> TO BE DONE: Take every line from the listing below that includes "this" and copy it.

> DATA EXCERPTS:
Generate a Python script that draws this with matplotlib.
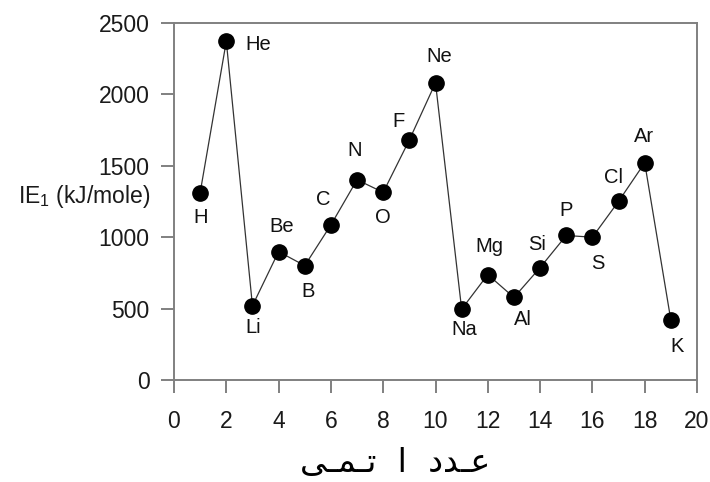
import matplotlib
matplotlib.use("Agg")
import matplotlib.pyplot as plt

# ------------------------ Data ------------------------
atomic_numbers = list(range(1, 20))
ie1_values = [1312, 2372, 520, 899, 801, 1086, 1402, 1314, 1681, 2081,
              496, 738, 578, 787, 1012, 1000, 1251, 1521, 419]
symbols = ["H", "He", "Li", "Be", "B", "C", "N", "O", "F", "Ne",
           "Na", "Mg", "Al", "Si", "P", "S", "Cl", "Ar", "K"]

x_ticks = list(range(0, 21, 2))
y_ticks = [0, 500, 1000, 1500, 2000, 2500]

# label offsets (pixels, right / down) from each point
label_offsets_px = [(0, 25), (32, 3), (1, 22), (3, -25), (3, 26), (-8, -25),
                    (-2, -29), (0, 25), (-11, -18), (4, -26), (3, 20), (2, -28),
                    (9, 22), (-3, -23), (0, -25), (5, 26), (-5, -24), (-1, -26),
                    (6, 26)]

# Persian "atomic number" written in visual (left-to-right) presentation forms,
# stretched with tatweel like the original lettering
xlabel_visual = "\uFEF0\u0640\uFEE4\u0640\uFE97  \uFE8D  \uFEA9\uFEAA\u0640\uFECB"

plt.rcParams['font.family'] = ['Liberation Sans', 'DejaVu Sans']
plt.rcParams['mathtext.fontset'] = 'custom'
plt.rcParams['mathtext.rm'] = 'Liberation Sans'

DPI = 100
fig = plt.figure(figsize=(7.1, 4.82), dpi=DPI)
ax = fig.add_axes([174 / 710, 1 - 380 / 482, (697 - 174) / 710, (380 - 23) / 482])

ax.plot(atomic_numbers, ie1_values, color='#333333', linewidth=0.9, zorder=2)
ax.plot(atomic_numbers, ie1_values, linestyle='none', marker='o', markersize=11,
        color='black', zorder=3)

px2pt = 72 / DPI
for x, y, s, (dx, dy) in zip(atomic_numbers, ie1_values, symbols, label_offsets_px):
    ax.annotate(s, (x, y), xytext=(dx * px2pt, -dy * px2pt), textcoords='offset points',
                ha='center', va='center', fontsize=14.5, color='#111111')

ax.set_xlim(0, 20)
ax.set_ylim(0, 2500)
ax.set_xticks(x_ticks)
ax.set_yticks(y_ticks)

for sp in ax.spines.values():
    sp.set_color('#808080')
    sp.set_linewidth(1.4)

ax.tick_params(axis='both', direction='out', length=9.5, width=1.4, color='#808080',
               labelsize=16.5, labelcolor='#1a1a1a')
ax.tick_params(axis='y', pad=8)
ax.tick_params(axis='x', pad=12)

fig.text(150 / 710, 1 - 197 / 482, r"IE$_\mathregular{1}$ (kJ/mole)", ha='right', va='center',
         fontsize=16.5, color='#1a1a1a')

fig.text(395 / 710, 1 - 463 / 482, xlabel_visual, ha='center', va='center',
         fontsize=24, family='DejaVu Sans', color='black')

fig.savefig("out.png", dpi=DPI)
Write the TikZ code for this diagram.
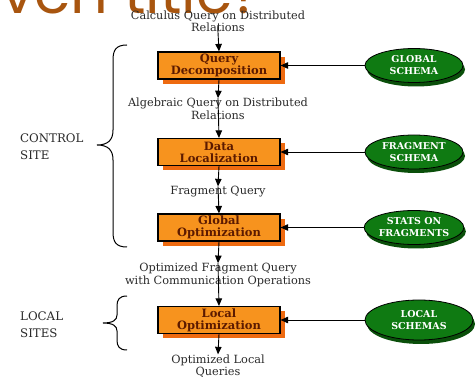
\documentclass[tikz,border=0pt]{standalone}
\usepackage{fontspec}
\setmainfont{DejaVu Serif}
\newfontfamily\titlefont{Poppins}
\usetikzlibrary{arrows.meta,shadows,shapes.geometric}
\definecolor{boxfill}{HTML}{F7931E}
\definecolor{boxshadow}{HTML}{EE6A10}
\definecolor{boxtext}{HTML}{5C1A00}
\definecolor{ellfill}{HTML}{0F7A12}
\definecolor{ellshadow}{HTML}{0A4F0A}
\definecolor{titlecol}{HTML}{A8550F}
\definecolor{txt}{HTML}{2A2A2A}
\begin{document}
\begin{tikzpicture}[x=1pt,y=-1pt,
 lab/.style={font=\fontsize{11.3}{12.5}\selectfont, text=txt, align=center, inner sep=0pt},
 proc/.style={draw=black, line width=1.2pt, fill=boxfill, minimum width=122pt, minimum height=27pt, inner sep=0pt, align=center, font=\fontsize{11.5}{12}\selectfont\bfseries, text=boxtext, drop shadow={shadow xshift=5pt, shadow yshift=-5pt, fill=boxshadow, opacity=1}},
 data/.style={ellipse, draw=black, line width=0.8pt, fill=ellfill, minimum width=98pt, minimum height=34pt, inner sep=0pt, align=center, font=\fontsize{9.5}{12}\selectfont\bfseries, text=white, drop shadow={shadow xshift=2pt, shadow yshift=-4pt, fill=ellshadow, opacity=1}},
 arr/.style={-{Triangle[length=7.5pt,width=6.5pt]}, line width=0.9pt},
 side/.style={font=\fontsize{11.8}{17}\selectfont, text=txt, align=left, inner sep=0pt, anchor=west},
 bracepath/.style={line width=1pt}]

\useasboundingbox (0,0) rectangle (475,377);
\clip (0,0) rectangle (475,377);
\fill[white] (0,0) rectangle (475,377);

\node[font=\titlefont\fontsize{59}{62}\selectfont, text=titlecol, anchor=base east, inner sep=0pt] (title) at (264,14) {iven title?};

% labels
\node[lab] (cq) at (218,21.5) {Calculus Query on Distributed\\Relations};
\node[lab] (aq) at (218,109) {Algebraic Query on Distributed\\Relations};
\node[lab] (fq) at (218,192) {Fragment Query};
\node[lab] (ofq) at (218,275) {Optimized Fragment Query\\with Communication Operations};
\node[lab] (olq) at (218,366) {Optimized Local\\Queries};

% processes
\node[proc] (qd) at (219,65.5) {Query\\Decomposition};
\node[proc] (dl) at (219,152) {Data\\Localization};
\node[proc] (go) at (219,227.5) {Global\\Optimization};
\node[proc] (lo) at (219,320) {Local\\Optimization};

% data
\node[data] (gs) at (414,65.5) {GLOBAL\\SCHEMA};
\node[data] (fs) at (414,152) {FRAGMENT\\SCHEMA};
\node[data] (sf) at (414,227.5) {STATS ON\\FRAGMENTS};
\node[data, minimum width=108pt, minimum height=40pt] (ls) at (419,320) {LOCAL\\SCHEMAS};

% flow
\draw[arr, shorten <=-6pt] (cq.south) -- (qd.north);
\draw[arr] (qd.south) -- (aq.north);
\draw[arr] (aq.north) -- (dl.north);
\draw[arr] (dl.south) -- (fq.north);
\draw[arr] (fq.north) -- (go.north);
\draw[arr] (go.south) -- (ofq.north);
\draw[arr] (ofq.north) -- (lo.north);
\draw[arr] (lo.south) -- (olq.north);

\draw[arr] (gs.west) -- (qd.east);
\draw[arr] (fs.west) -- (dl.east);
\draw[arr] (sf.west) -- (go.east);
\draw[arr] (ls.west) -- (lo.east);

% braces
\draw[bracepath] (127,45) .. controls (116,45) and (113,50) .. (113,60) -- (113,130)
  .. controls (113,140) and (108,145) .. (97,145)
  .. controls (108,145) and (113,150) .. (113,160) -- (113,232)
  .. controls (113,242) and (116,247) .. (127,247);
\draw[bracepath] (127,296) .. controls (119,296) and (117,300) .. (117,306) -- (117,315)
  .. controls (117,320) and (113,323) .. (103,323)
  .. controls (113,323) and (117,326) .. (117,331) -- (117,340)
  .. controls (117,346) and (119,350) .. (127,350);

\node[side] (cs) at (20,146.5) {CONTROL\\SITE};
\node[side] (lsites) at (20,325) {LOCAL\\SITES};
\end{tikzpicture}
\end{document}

> COMPLETE ANSWER:
Generate a Python script that draws this with matplotlib.
Write the TikZ code for this diagram.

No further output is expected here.